Não sei há quantos anos que sonho com a torre sineira do Mosteiro de Santa Cruz.
Queria ver a bela torre a destacar-se no casario, queria ouvir o som dos seus sinos, como que a voz da parte baixa da cidade, queria ir lá acima mexer naquele bronze de tantos séculos.
Mas, desta vez, foi diferente. Sonhei que a torre ia ser erguida, de novo, no seu local primitivo. Sonhei com o acordo das entidades eclesiásticas, académicas e autárquicas, o entusiasmo das associações amigas de Coimbra, a aprovação pelos organismos competentes da tutela e com uma verba conseguida capaz de suportar a reconstrução. Apoios de organismos internacionais, para uma área património imaterial da humanidade, verbas de empresas e amigos de Coimbra, estes situados nas mais diversas paragens, além de uma excelente comparticipação local. Aquela frase que li já não sei onde “ninguém deixa Coimbra”, parece ser mesmo verdadeira.

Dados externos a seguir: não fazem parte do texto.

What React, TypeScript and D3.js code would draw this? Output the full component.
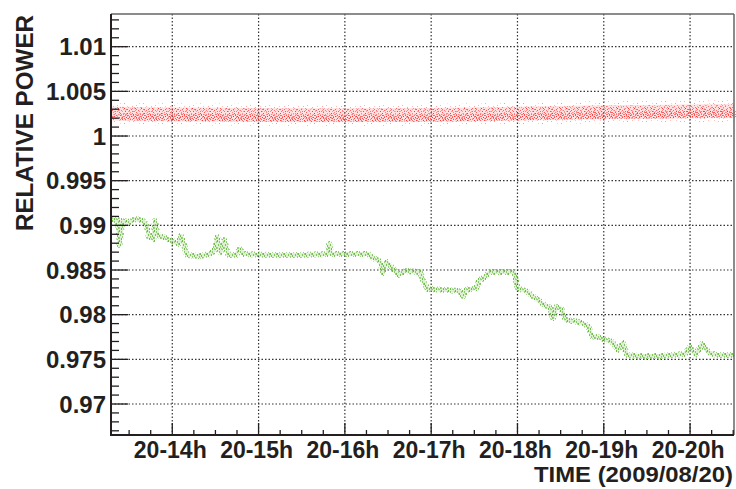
import * as d3 from "d3";
import { useEffect, useRef } from "react";

// hour ticks on the time axis (day 20)
const HOUR_TICKS = [14, 15, 16, 17, 18, 19, 20];
const HOUR_LABELS = ["20-14h", "20-15h", "20-16h", "20-17h", "20-18h", "20-19h", "20-20h"];

const Y_TICKS = [0.97, 0.975, 0.98, 0.985, 0.99, 0.995, 1, 1.005, 1.01];
const Y_LABELS = ["0.97", "0.975", "0.98", "0.985", "0.99", "0.995", "1", "1.005", "1.01"];

// upper (red) channel, centre of the point cloud
const RED_T = [13.29, 13.74, 14.32, 15.02, 15.83, 16.64, 17.45, 18.26, 18.96, 19.65, 20.51];
const RED_V = [1.00252, 1.00245, 1.0024, 1.00235, 1.00232, 1.00235, 1.0024, 1.00255, 1.00265, 1.00272, 1.0028];

// lower (green) channel
const GREEN_T = [
    13.29, 13.37, 13.39, 13.42, 13.51, 13.57, 13.66, 13.7, 13.73, 13.78,
    13.8, 13.83, 13.92, 14.0, 14.07, 14.1, 14.14, 14.17, 14.32, 14.44,
    14.49, 14.52, 14.56, 14.6, 14.65, 14.74, 14.78, 14.83, 15.13, 15.48,
    15.8, 15.82, 15.84, 16.27, 16.35, 16.41, 16.44, 16.48, 16.55, 16.62,
    16.7, 16.87, 16.92, 16.96, 17.16, 17.33, 17.37, 17.4, 17.52, 17.56,
    17.61, 17.68, 17.96, 18.0, 18.12, 18.19, 18.28, 18.38, 18.41, 18.45,
    18.51, 18.56, 18.72, 18.82, 18.86, 18.96, 19.1, 19.17, 19.22, 19.27,
    19.42, 19.65, 19.94, 20.0, 20.06, 20.14, 20.21, 20.3, 20.51
];
const GREEN_V = [
    0.9906, 0.9906, 0.9878, 0.99049, 0.99038, 0.99071, 0.99049, 0.99004, 0.9887, 0.98847,
    0.99049, 0.98892, 0.98858, 0.98825, 0.98791, 0.98881, 0.98769, 0.98668, 0.98657, 0.98679,
    0.98724, 0.9887, 0.98702, 0.98836, 0.98668, 0.98668, 0.98735, 0.98679, 0.98668, 0.98668,
    0.98679, 0.98791, 0.98679, 0.98679, 0.98623, 0.9859, 0.98467, 0.9859, 0.98523, 0.98444,
    0.98489, 0.98478, 0.98355, 0.98287, 0.98276, 0.98265, 0.98209, 0.98276, 0.98299, 0.98388,
    0.98411, 0.98478, 0.98478, 0.98299, 0.98254, 0.98198, 0.98131, 0.98075, 0.97963, 0.98086,
    0.98064, 0.9794, 0.97918, 0.97873, 0.97761, 0.97739, 0.97694, 0.97605, 0.97683, 0.97549,
    0.97537, 0.97537, 0.9756, 0.97638, 0.97549, 0.97672, 0.97582, 0.97549, 0.97549
];

const WIDTH = 736;
const HEIGHT = 489;
const FONT = "'Liberation Sans', Arial, Helvetica, sans-serif";
const INK = "#231f20";

// hand placed speckles for the fill patterns (x, y, opacity)
const RED_DENSE_DOTS = [
    [0, 0, .8], [3, 1, .5], [7, 0, .7], [11, 2, .6], [14, 1, .45], [16, 4, .8], [1, 3, .6],
    [5, 4, .9], [9, 3, .5], [12, 5, .7], [2, 6, .55], [6, 7, .8], [10, 6, .65], [15, 7, .5],
    [0, 8, .7], [4, 9, .45], [8, 9, .85], [13, 9, .6], [16, 10, .5], [1, 11, .75], [5, 12, .5],
    [9, 11, .6], [12, 12, .8], [3, 7, .4], [7, 5, .6], [14, 11, .7], [11, 8, .45], [6, 2, .55],
    [15, 3, .6], [2, 10, .5], [8, 1, .4], [10, 12, .55], [13, 4, .5], [4, 5, .35], [0, 5, .6],
    [7, 10, .4], [15, 12, .35], [11, 10, .3], [3, 12, .3], [9, 7, .35], [2, 1, .5], [13, 7, .6],
    [6, 11, .6], [16, 6, .45], [10, 0, .5], [4, 3, .6], [12, 10, .55], [8, 5, .7]
];
const RED_SPARSE_DOTS = [
    [0, 1, .45], [5, 0, .3], [10, 3, .5], [15, 1, .35], [18, 6, .4], [3, 5, .35],
    [8, 7, .45], [13, 6, .3], [1, 8, .3], [11, 0, .25], [16, 8, .3], [6, 3, .25]
];
const GREEN_SPECKS = [
    [0, 0, .85], [2, 1, .6], [4, 3, .8], [1, 4, .7], [3, 6, .55], [5, 5, .75],
    [0, 7, .5], [2, 8, .8], [4, 8, .45], [6, 1, .5], [6, 7, .65], [3, 3, .5], [5, 9, .6]
];

function App() {
    const svgRef = useRef<SVGSVGElement | null>(null);

    useEffect(() => {
        if (!svgRef.current) return;
        const frame = { left: 111, right: 734, top: 14, bottom: 435 };

        const x = d3.scaleLinear().domain([13.29, 20.509]).range([frame.left, frame.right]);
        const y = d3.scaleLinear().domain([0.96653, 1.01366]).range([frame.bottom, frame.top]);

        const svg = d3.select(svgRef.current);
        svg.selectAll("*").remove();

        // speckle patterns used to paint the point clouds
        const defs = svg.append("defs");
        const speckle = (id: string, color: string, w: number, h: number, dots: number[][], dh = 1) => {
            const p = defs.append("pattern")
                .attr("id", id)
                .attr("patternUnits", "userSpaceOnUse")
                .attr("width", w)
                .attr("height", h);
            dots.forEach(([dx, dy, o]) => {
                p.append("rect")
                    .attr("x", dx).attr("y", dy)
                    .attr("width", 1).attr("height", dh)
                    .attr("fill", color)
                    .attr("fill-opacity", o);
            });
        };
        speckle("redSparse", "#ff2b2b", 19, 10, RED_SPARSE_DOTS);
        speckle("redDense", "#ff1f1f", 17, 13, RED_DENSE_DOTS);
        speckle("greenDots", "#58b02c", 7, 10, GREEN_SPECKS, 2);

        // grid (dotted, at major ticks)
        const grid = svg.append("g")
            .attr("stroke", "#333")
            .attr("stroke-width", 1.2)
            .attr("stroke-dasharray", "1.5,2");
        HOUR_TICKS.forEach(h => {
            grid.append("line")
                .attr("x1", x(h)).attr("x2", x(h))
                .attr("y1", frame.top).attr("y2", frame.bottom);
        });
        Y_TICKS.forEach(v => {
            grid.append("line")
                .attr("x1", frame.left).attr("x2", frame.right)
                .attr("y1", y(v)).attr("y2", y(v));
        });

        // data clouds
        const line = d3.line<number>()
            .x((_, i) => x(RED_T[i]))
            .y(d => y(d))
            .curve(d3.curveMonotoneX);
        const redPath = line(RED_V);
        svg.append("path")
            .attr("d", redPath)
            .attr("fill", "none")
            .attr("stroke", "#ff5a5a")
            .attr("stroke-opacity", 0.18)
            .attr("stroke-width", 14);
        svg.append("path")
            .attr("d", redPath)
            .attr("fill", "none")
            .attr("stroke", "url(#redSparse)")
            .attr("stroke-width", 22);
        svg.append("path")
            .attr("d", redPath)
            .attr("fill", "none")
            .attr("stroke", "url(#redDense)")
            .attr("stroke-width", 13);
        svg.append("path")
            .attr("d", redPath)
            .attr("fill", "none")
            .attr("stroke", "url(#redDense)")
            .attr("transform", "translate(8,3)")
            .attr("stroke-width", 7);

        const greenLine = d3.line<number>()
            .x((_, i) => x(GREEN_T[i]))
            .y(d => y(d));
        const greenPath = greenLine(GREEN_V);
        svg.append("path")
            .attr("d", greenPath)
            .attr("fill", "none")
            .attr("stroke", "#8fd06a")
            .attr("stroke-opacity", 0.3)
            .attr("stroke-width", 4)
            .attr("stroke-linejoin", "round");
        svg.append("path")
            .attr("d", greenPath)
            .attr("fill", "none")
            .attr("stroke", "url(#greenDots)")
            .attr("stroke-width", 6)
            .attr("stroke-linejoin", "round");

        // frame
        svg.append("line")
            .attr("x1", frame.left).attr("x2", frame.right)
            .attr("y1", frame.top).attr("y2", frame.top)
            .attr("stroke", "#666").attr("stroke-width", 1.5);
        svg.append("line")
            .attr("x1", frame.right).attr("x2", frame.right)
            .attr("y1", frame.top).attr("y2", frame.bottom)
            .attr("stroke", "#666").attr("stroke-width", 1.5);
        svg.append("line")
            .attr("x1", frame.left).attr("x2", frame.left)
            .attr("y1", frame.top).attr("y2", frame.bottom + 1)
            .attr("stroke", INK).attr("stroke-width", 2);
        svg.append("line")
            .attr("x1", frame.left - 1).attr("x2", frame.right)
            .attr("y1", frame.bottom).attr("y2", frame.bottom)
            .attr("stroke", INK).attr("stroke-width", 2);

        // ticks
        const ticks = svg.append("g").attr("stroke", INK).attr("stroke-width", 1.3);
        d3.range(0.967, 1.0136, 0.001).forEach(v => {
            const major = Y_TICKS.some(t => Math.abs(t - v) < 1e-6);
            ticks.append("line")
                .attr("x1", frame.left).attr("x2", frame.left + (major ? 17 : 8))
                .attr("y1", y(v)).attr("y2", y(v));
        });
        d3.range(13.5, 20.51, 0.25).forEach(h => {
            const major = Math.abs(h - Math.round(h)) < 1e-6;
            ticks.append("line")
                .attr("x1", x(h)).attr("x2", x(h))
                .attr("y1", frame.bottom).attr("y2", frame.bottom - (major ? 12 : 5));
        });

        // labels
        const text = svg.append("g")
            .attr("font-family", FONT)
            .attr("font-weight", "bold")
            .attr("fill", INK);
        Y_TICKS.forEach((v, i) => {
            text.append("text")
                .attr("x", 106)
                .attr("y", y(v))
                .attr("dy", "0.36em")
                .attr("text-anchor", "end")
                .attr("font-size", 24)
                .text(Y_LABELS[i]);
        });
        HOUR_TICKS.forEach((h, i) => {
            text.append("text")
                .attr("x", x(h) - 2)
                .attr("y", 458)
                .attr("text-anchor", "middle")
                .attr("font-size", 23)
                .text(HOUR_LABELS[i]);
        });
        text.append("text")
            .attr("x", 733)
            .attr("y", 482)
            .attr("text-anchor", "end")
            .attr("font-size", 22)
            .attr("textLength", 199)
            .attr("lengthAdjust", "spacingAndGlyphs")
            .text("TIME (2009/08/20)");
        text.append("text")
            .attr("transform", "translate(33,15) rotate(-90)")
            .attr("text-anchor", "end")
            .attr("font-size", 23)
            .attr("textLength", 216)
            .attr("lengthAdjust", "spacingAndGlyphs")
            .text("RELATIVE POWER");
    }, []);

    return (
        <svg
            ref={svgRef}
            width={WIDTH}
            height={HEIGHT}
            style={{ position: "absolute", left: 0, top: 0, background: "#fff" }}
        />
    );
}

export default App;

No projeto, a construção maciça em forma de paralelepípedo que suporta o compartimento dos sinos e que corresponde a um edifício de cinco ou seis andares com mais de vinte metros de frente, no meu sonho, era destinado, dentre outras valências, a uma Casa da Música Sacra.
Um renovar da projeção da Escola de Coimbra na história da música portuguesa, desde o medieval ao renascentista, centrada sobretudo no Mosteiro de Santa Cruz, fundado em 1131.
A existência da torre sineira tornará aquela parte de Coimbra mais autêntica. É como se puzessemos o filme a rodar ao contrário, naquela sequência de imagens que marcaram a minha memória, com a torre a cair.
Às vezes pergunto a mim próprio se o arrepio que sinto quando leio sobre as destruições de monumentos ancestrais, não foi também sentido pelos nossos antepassados de Coimbra.
Que cidade nós teríamos sem os tornados devastadores que a assolaram da alta à baixa!
Que tempo imenso necessitámos para começarmos a perceber que, apesar de tudo, ainda há muito a recuperar e que o conseguiremos se nos unirmos!
Que melhor homenagem podemos prestar ao extraordinário património que é o Mosteiro de Santa Cruz de Coimbra, amputado e vilipendiado ao longo dos séculos, do que reconstruir uma das suas partes mais emblemáticas, a sua torre sineira!
Gostaria que o meu sonho vos atingisse também e que fosse possível, daqui a algum tempo, admirar a torre sineira do claustro da Igreja de Santa Cruz, como o fizeram os monges crúzios, durante séculos e séculos.